Uma poesia, vulgo Cinema
Dirigido por Cristiano Burlan (Fome, 2016) Antes do Fim estreia no Cine Sesc - na cidade de São Paulo - tendo como protagonistas o ator e ensaísta Jean-Claude Bernadet (O Homem das Multidões, 2014) e a atriz e diretora Helena Ignez (Mulher de Todos, 1969).
Jean (Bernadet) sente-se preso na lógica de longevidade que a indústria farmacêutica o impõe e decide planejar um suicídio consciente. Ele convida Helena (Ignez) para que o suicídio seja a dois. Ela, por sua vez, hesita, sabe que viverá bem inclusive se precisar viver só, mas o ajuda em suas intenções. O silêncio entre eles não revela distância, mas intimidade. São anos de um afeto compartilhado. Juntos, eles prepararão todos os detalhes para o funeral. Ele dança a morte enquanto ela segue ensaiando a vida. Nesse processo, os dois se dão conta de que antes do fim ainda há uma vida inteira.
O filme trata da cumplicidade, de apoiar o outro em suas decisões, sem tentar interferir em suas idéias ou crenças, aceitar os limites do outro, saber ouvir o que se tem a dizer, mesmo que você não concorde, para que o outro possa lhe ouvir também. Dividir o espaço sem romper seus limites, trocar experiência e não competir entre si. O elenco imprime com maestria e sutileza essa cumplicidade.

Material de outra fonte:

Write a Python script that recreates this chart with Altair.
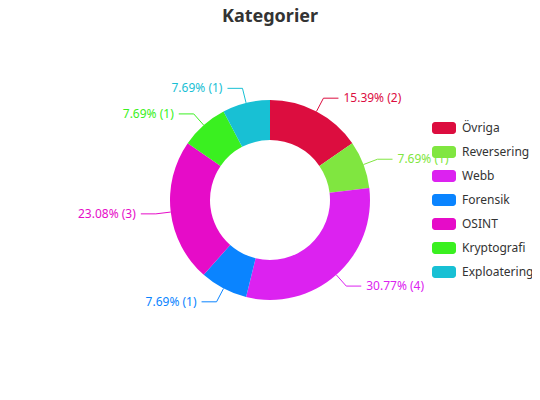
import altair as alt
import pandas as pd

categories = ["Övriga", "Reversering", "Webb", "Forensik", "OSINT", "Kryptografi", "Exploatering"]
counts = [2, 1, 4, 1, 3, 1, 1]
percents = [15.39, 7.69, 30.77, 7.69, 23.08, 7.69, 7.69]
colors = ["#DC0D3F", "#80E640", "#DC22F0", "#0A84FF", "#E60CC8", "#3AF020", "#18C0D4"]

W, H = 524, 324
CX, CY = W / 2, H / 2
R_OUT, R_IN = 100, 60
L1, L2, GAP = 15, 15, 5
FONT = "Noto Sans"

df = pd.DataFrame({"cat": categories, "n": counts, "pct": percents, "idx": list(range(len(categories)))})
df["label"] = [f"{p:.2f}% ({n})" for p, n in zip(percents, counts)]

rounded = ("M-0.75,-0.5 H0.75 A0.25,0.25 0 0 1 1,-0.25 V0.25 A0.25,0.25 0 0 1 0.75,0.5 "
           "H-0.75 A0.25,0.25 0 0 1 -1,0.25 V-0.25 A0.25,0.25 0 0 1 -0.75,-0.5 Z")

color = alt.Color(
    "cat:N",
    scale=alt.Scale(domain=categories, range=colors),
    sort=categories,
    legend=alt.Legend(
        orient="none", legendX=424, legendY=78, title=None,
        symbolType=rounded, symbolSize=576, symbolStrokeWidth=0, symbolOpacity=1,
        labelFontSize=12, labelFont=FONT, labelColor="#333333", labelOffset=6,
        rowPadding=6, padding=0,
    ),
)

base = alt.Chart(df)

arc = base.mark_arc(outerRadius=R_OUT, innerRadius=R_IN).encode(
    theta=alt.Theta("n:Q", stack=True),
    color=color,
    order=alt.Order("idx:Q"),
)

geo = (
    base.transform_window(cum="sum(n)", sort=[alt.SortField("idx")])
    .transform_joinaggregate(tot="sum(n)")
    .transform_calculate(a="(datum.cum - datum.n / 2) / datum.tot * 2 * PI")
    .transform_calculate(s="sin(datum.a)", c="cos(datum.a)")
    .transform_calculate(
        side="datum.s >= 0 ? 1 : -1",
        x0=f"{CX} + {R_OUT} * datum.s",
        y0=f"{CY} - {R_OUT} * datum.c",
        x1=f"{CX} + {R_OUT + L1} * datum.s",
        y1=f"{CY} - {R_OUT + L1} * datum.c",
    )
    .transform_calculate(
        x2=f"datum.x1 + {L2} * datum.side",
        xt=f"datum.x1 + {L2 + GAP} * datum.side",
    )
)

seg1 = geo.mark_rule(strokeWidth=1).encode(
    x=alt.X("x0:Q", scale=None), y=alt.Y("y0:Q", scale=None),
    x2="x1:Q", y2="y1:Q", color=color,
)
seg2 = geo.mark_rule(strokeWidth=1).encode(
    x=alt.X("x1:Q", scale=None), y=alt.Y("y1:Q", scale=None),
    x2="x2:Q", y2="y1:Q", color=color,
)
txt_r = geo.transform_filter("datum.side > 0").mark_text(
    align="left", baseline="middle", fontSize=12, font=FONT
).encode(x=alt.X("xt:Q", scale=None), y=alt.Y("y1:Q", scale=None), text="label:N", color=color)
txt_l = geo.transform_filter("datum.side < 0").mark_text(
    align="right", baseline="middle", fontSize=12, font=FONT
).encode(x=alt.X("xt:Q", scale=None), y=alt.Y("y1:Q", scale=None), text="label:N", color=color)

chart = (
    alt.layer(arc, seg1, seg2, txt_r, txt_l)
    .properties(
        width=W, height=H,
        title=alt.TitleParams("Kategorier", fontSize=18, fontWeight="bold", color="#333333",
                              font=FONT, anchor="middle", frame="group", offset=12),
        autosize=alt.AutoSizeParams(type="none"),
        padding={"left": 0, "top": 30, "right": 0, "bottom": 0},
        background="white",
    )
    .configure_view(stroke=None)
)

chart.save("out.html", embed_options={"renderer": "svg", "actions": False})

O diretor apresenta uma obra em PB (preto e branco), a estética da cor reserva a essência do significado, priorizando o conceito poético, convidando o espectador a sair de sua zona de conforto. Os tons de cinza trazem mais reflexões e é um dos muitos acertos entre direção e dramaturgia. Falando nisso, os diálogos são praticamente poemas recitados, uma dança verbal no qual cada palavra é um movimento digno de Kazuo Ohno (1906 - 2010), que foi um dançarino e coreógrafo japonês, considerado um mestre do Teatro Butô, arte que mistura dança e artes dramáticas.
Se a película não estivesse em português, se o cenário não fosse a capital de São Paulo, esse longa-metragem poderia ser facilmente confundido com uma fita do cinema Iraniano. Um filme que merece ser visto muitas vezes, por causar tanto bem-estar e relaxamento que nos momentos de silêncio damos aquela "pescada" gostosa que antecede o sono tranquilo.